Thanks to Camp for the link!
via Fox News.
One month into the American invasion of Iraq in 2003, the U.S. military conducted the longest combat air assault in history, with roughly 4,000 soldiers of the 101st Airborne Division going deep into enemy territory at night in Mosul. Three years later, the division would carry out its last brigade-size air assault in combat during Operation Swarmer, also in Iraq.Wow.
Today, many are questioning whether operations of that magnitude could be conducted after budget cuts have stripped the nation’s premier air assault division of its helicopters.
Fox News traveled to Kentucky’s Fort Campbell, home to the Army’s 101st Airborne Division, for exclusive interviews and to see first-hand how cuts have hurt military readiness. Officials described how the storied division is painfully overstretched.
“We used to have two aviation brigades here, over 200 aircraft, and now we are down to just one aviation brigade and slightly over 100 aircraft,” said Col. Craig Alia, commander of the division’s combat aviation brigade and a veteran of three deployments to Afghanistan.
Asked if he could quickly deploy and conduct a brigade-sized air assault similar to the ones in Iraq, Alia admitted, “We could not. We don’t have the crews to do it.”

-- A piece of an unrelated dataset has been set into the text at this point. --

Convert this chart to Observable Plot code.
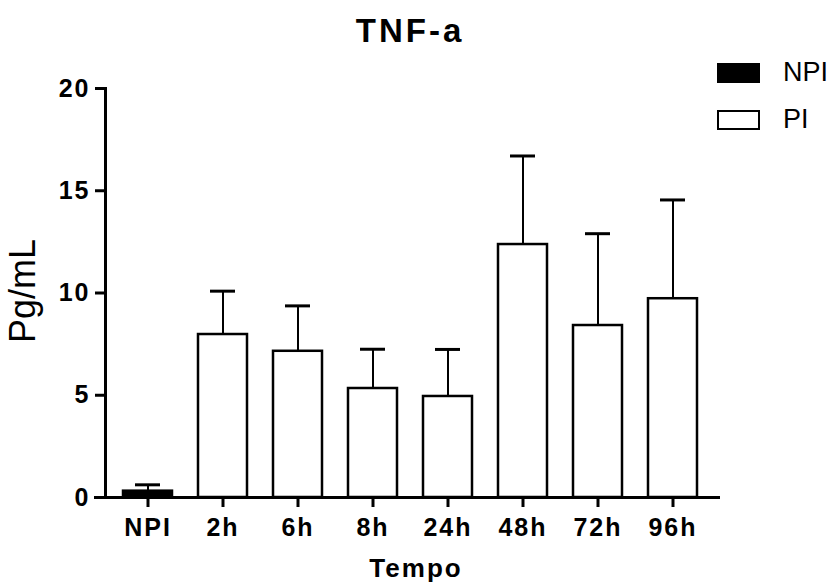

In an earlier post I said the the 101st was the forgotten Army division but I didn't know it was this bad.
Are they just keeping the Air Assault School House fully staffed?
You do know the implications of this don't you? The US Army has two of the three options for forcible entry. The Marine Corps covers amphibious assault, the Army does airborne assault via its 82nd Airborne and air assault with the 101st.
In essence the Army bean counters have taken away one of those options. It either amphibious assault or airborne assault or bust. The Pentagon has talked about taking on risk during the years of sequestration but never did I think they would hazard the country in this way. This is stunning.